Incidence of seropositive myasthenia gravis in Cape Town and South Africa

Author(s): Bateman KJ, Schinkel M, Little F, Liebenberg L, Vincent A, et al.


Background:Myasthenia gravis (MG) is a treatable autoimmune disease characterised by fatiguable weakness of skeletal muscles. More than 85% of MG patients have antibodies to the acetylcholine receptor (AChR) at the neuromuscular junction or are seropositive for MG (SPMG). In the developed world the incidence of MG has increased, particularly among older individuals, but no epidemiological studies have been done on SPMG in Africa.

Objectives:To determine the annual incidence rate (IR) of SPMG in the Cape Town (CT) municipality, and the crude annual IR of SPMG for the whole of South Africa (SA).

Methods:Positive AChR antibody tests were identified between 1 January 2003 and 1 January 2005 for patients living in CT, and the age- and sex-specific incidences were calculated. To determine the national crude annual IR over the same period, positive assays were identified from the laboratories that process AChR assays for SA. National Census 2001 population statistics formed the denominators.

Results:There were 65 positive assays in CT, and 230 nationwide. Based on these figures the annual IR for CT was 11.2 per million per year (95% confidence interval (CI) 8.7 - 14.3), and for South Africa 2.6 per million/year (95% CI 2.2 - 2.9). After a questionnaire response from CT neurologists regarding the routine use of the AChR antibody assay, the annual IR for CT was adjusted to 12.6 per million (95% CI 9.9 - 15.9) to incorporate those presumed to have SPMG without a confirmatory test. In CT, the IR in females was 15.3 per million/year (95% CI 11.2 - 20.4), and in males, 6.8 per million/year (95% CI 4.1 - 10.7). The CT IRs for blacks, coloureds and whites were not statistically different after adjusting for age and gender. The IR of SPMG in CT was 6 times greater in those presenting after the age of 50 years than in those with earlier disease onset (95% CI 3.7 - 9.7).

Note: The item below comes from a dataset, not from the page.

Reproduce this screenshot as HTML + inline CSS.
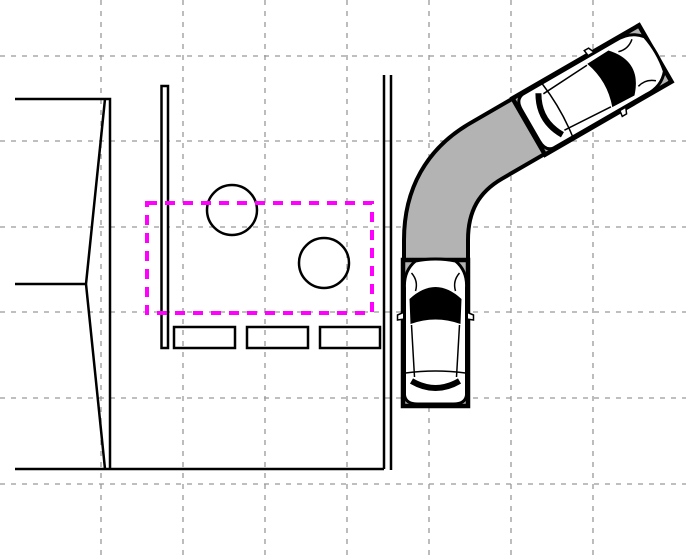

Conclusions:The annual IR of SPMG in CT is much the same as rates recorded recently in other developed countries, but the rest of SA has a much lower IR. A preponderance of MG starting after the age of 50 years reflects a worldwide trend, although the CT data showed a relatively lower-than-expected incidence for older males. IRs for SPMG vary widely in different regions in SA; this is likely to be related to differences in regional health care delivery, and underdiagnosis.